Friedgen, who declined to be interviewed, is eager to coach his team one last time in the Dec. 29 Military Bowl at Washington's RFK Stadium and will be permitted to do so, according to Anderson and Friedgen's attorney, Jack Reale.
In an interview, Reale called Maryland's public explanations of Friedgen's ouster "hollow" and a "theater of the absurd."
"No coach wants to be a lame duck because it's going to be extremely difficult to recruit or attract coaches. Any coach I know would express exactly that sentiment," Reale said. "But that was a problem easily solved — extend his contract. The net is they didn't want him to coach after next year regardless of results, regardless of performance. Somebody had decided they didn't want him to be the coach any more."
It didn't help Friedgen's cause, Anderson told The Sun, that Friedgen had not been shy about publicly expressing his firm belief that he had earned the right to a contract extension after a turnaround season in which the Terps won six more regular-season games than a year ago.
"My door is open," Anderson said. "If you have something to talk about, let's talk about it.
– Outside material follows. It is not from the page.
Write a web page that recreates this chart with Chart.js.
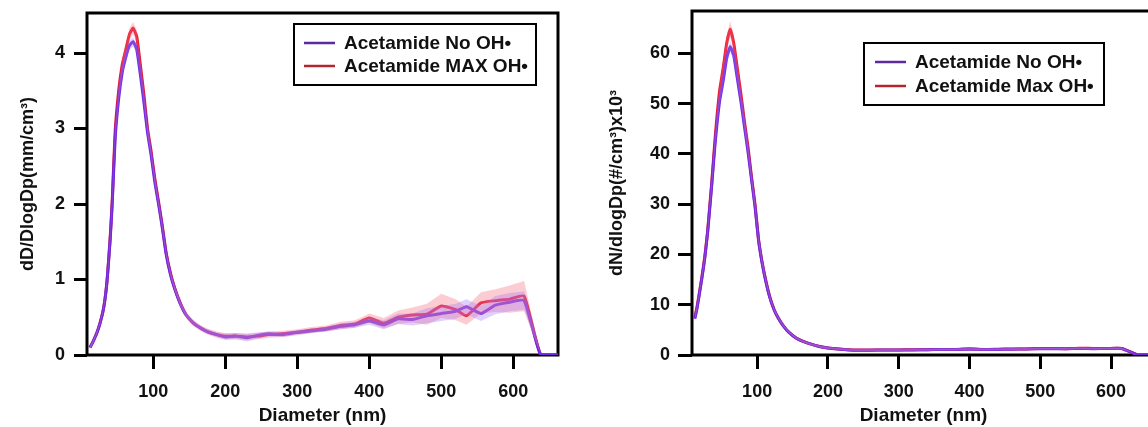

But the one thing I don't want anybody doing is negotiating in the newspaper. With everything that happened, I had to take that into account."
While he has no misgivings about his decision, Anderson said he regrets that the media began reporting Friedgen's uncertain job status before Maryland announced its plans.
If he had it to do again, Anderson said he would not have worded his Nov. 18 statement about Friedgen the same way. The statement said flatly that Friedgen "will be our head football coach next year." Anderson said he should have noted that Friedgen's retention depended on circumstances.
University of Maryland president Wallace D. Loh said he had no misgivings about the way Anderson, who was his first hire, handled Friedgen's situation.
"He reported to me and told me what he was going to do," Loh said. "It matched the values we discussed a few months ago."